Событие это нисколько не омрачило деловитого настроения Дмитрия Прокофьевича. Он, насвистывая, в два счета поднялся по черной лестнице, куда выходили из квартир двери кухонь, по большей части отворенные.
Вход в каморку Раскольникова обнаружился под самою кровлею. Разумихин подергал – заперто на засов. Значит, дома.
Тогда принялся стучать и звать, да громко, так что с нижнего этажа высунулась Настасья – та самая горничная, которую накануне опрашивал Заметов.
– Что это он? Вроде дома, а не откликается? – встревоженно спросил ее Разумихин. – Нешто дверь высадить?
– Быстрый какой – высадить. – Настасья грызла яблоко, с любопытством оглядывая крепкую фигуру студента. – Я вот дворника позову, он тебе высадит.
– Дворника – это навряд ли, – весело отвечал Дмитрий Прокофьевич и снова заорал во все горло. – Родя! Это я, Митька Разумихин! Открывай, коли живой, всё равно войду!
– Поди к черту! – донеслось наконец из-за двери, и Разумихин вздохнул с облегчением.
– Фу, напугал. Ты болен?
– Катись, я сказал, – был ответ.
– Больны они, шибко больны, – сообщила Настасья. – Я штей носила, своих, не хозяйкиных, так и тех кушать не стали.
Дмитрий Прокофьевич почесал затылок.
– Родька, не отворишь, что ли?
С той стороны в створку двери что-то ударило – должно быть, бросили штиблет или сапог.
– Ладно, завтра я не один ворочусь, и ты у меня попляшешь, – пробормотал сам себе Разумихин, повернулся и побежал по ступенькам вниз.
Вместо прощанья ущипнул Настасью за бок, отчего та не без удовольствия взвизгнула, и впился белыми зубами в принесенную булку, рассудив, что до завтра она все равно зачерствела бы.
Это, стало быть, произошло поздним вечером во вторник, а нынче, около полудня, Дмитрий появился в Столярном вновь. Будучи человеком слова, привел с собою, как обещался, приятеля, одного Зосимова, недавнего выпускника медицинского факультета. Настроен Разумихин был очень решительно, готовый, если понадобится, вышибить своим твердым плечом створку, однако к штурму прибегать не пришлось.
Родион Раскольников едва пять минут как вернулся, а вернее, еле притащился из полицейской конторы, до такой степени ослабленный обмороком, что упал на кровать, не раздеваясь и даже не прикрыв за собою двери. Таким – неподвижно лежащим лицом вниз, почти бесчувственным – и застали его гости.
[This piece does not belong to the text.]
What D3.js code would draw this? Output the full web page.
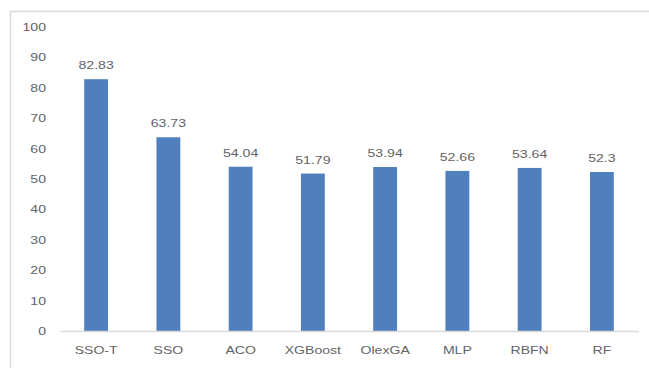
<!DOCTYPE html>
<html>
<head>
<meta charset="utf-8">
<script src="https://cdn.jsdelivr.net/npm/d3@7"></script>
<style>
  html, body { margin: 0; padding: 0; background: #fff; }
  svg { display: block; }
  text { font-family: "Liberation Sans", Arial, sans-serif; fill: #636363; }
</style>
</head>
<body>
<script>
// Model accuracy comparison
const categories = ["SSO-T", "SSO", "ACO", "XGBoost", "OlexGA", "MLP", "RBFN", "RF"];
const values = [82.83, 63.73, 54.04, 51.79, 53.94, 52.66, 53.64, 52.3];
const yTicks = [0, 10, 20, 30, 40, 50, 60, 70, 80, 90, 100];

const W = 649, H = 368;
const FONT = 11, STRETCH = 1.28;   // labels are set wide
const svg = d3.select("body").append("svg").attr("width", W).attr("height", H);

// chart frame (top and left edges)
svg.append("path")
  .attr("d", `M10.5,${H} V11.5 H${W}`)
  .attr("fill", "none")
  .attr("stroke", "#d9d9d9")
  .attr("stroke-width", 1.5);

const plot = { left: 60, right: 638, top: 27, bottom: 331 };

const x = d3.scaleBand().domain(categories).range([plot.left, plot.right]).paddingInner(0.67).paddingOuter(0.335);
const y = d3.scaleLinear().domain([0, 100]).range([plot.bottom, plot.top]);

// y axis labels (no axis line)
const yAxis = d3.axisLeft(y).tickValues(yTicks).tickSize(0).tickPadding(0);
const gy = svg.append("g").attr("transform", `translate(46,0)`).call(yAxis);
gy.select(".domain").remove();
gy.selectAll("text").attr("font-size", FONT).attr("font-family", null)
  .attr("transform", `scale(${STRETCH},1)`).style("fill", "#636363");

// bars
svg.append("g").selectAll("rect").data(values).join("rect")
  .attr("x", (d, i) => x(categories[i]))
  .attr("y", d => y(d))
  .attr("width", x.bandwidth())
  .attr("height", d => y(0) - y(d))
  .attr("fill", "#4f7fbd");

// value labels
svg.append("g").selectAll("g").data(values).join("g")
  .attr("transform", (d, i) => `translate(${x(categories[i]) + x.bandwidth() / 2},${y(d) - 10}) scale(${STRETCH},1)`)
  .append("text")
  .attr("text-anchor", "middle")
  .attr("font-size", FONT)
  .text(d => d);

// x axis
const xAxis = d3.axisBottom(x).tickSize(0).tickPadding(15.5);
const gx = svg.append("g").attr("transform", `translate(0,${plot.bottom})`).call(xAxis);
gx.select(".domain").attr("stroke", "#d9d9d9").attr("stroke-width", 1.5);
gx.selectAll("text").attr("font-size", FONT).attr("font-family", null)
  .attr("transform", `scale(${STRETCH},1)`).style("fill", "#636363");
</script>
</body>
</html>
– Эге, – покачал головой Зосимов, флегматичный и немногословный молодой человек, очень старавшийся держаться солидно, чтобы казаться старее своих лет. – Поверни-ка его.
Разумихин немедленно исполнил приказание, причем переворачиваемый даже не открыл глаз, а врач посчитал биение пульса, послушал в трубку легкие и приоткрыл больному веко, чтобы посмотреть на цвет белков. Все эти действия, кроме самого последнего, к последствиям которого мы еще вернемся, заняли довольно много времени, ибо Зосимов вообще отличался обстоятельностью и неторопливостью.
Дмитрий Прокофьевич же тем временем оглядел пристанище своего бывшего соученика, да только присвистнул.
Это была крошечная клетушка, шагов в шесть длиной, имевшая самый жалкий вид с своими желтенькими, пыльными и всюду отставшими от стен обоями, и до того низкая, что чуть-чуть высокому человеку становилось в ней жутко, и все казалось, что вот-вот стукнешься головой о потолок. Мебель соответствовала помещению: было три старых стула, не совсем исправных, крашеный стол в углу, на котором лежало несколько тетрадей и книг; уже по тому одному, как они были запылены, видно было, что до них давно уже не касалась ничья рука; и, наконец, неуклюжая большая софа, занимавшая чуть не всю стену и половину ширины всей комнаты, когда-то обитая ситцем, но теперь в лохмотьях и служившая постелью Раскольникову. Перед софой стоял маленький столик.
Внимание Разумихина привлекли листки, лежавшие на этом столике. Дмитрий Прокофьевич взял бумагу, увидел, что это письмо, однако нисколько не смутился, рассудив, что из письма, возможно, куда лучше узнает о нынешнем состоянии друга, нежели от него самого.
Письмо было от матери Раскольникова.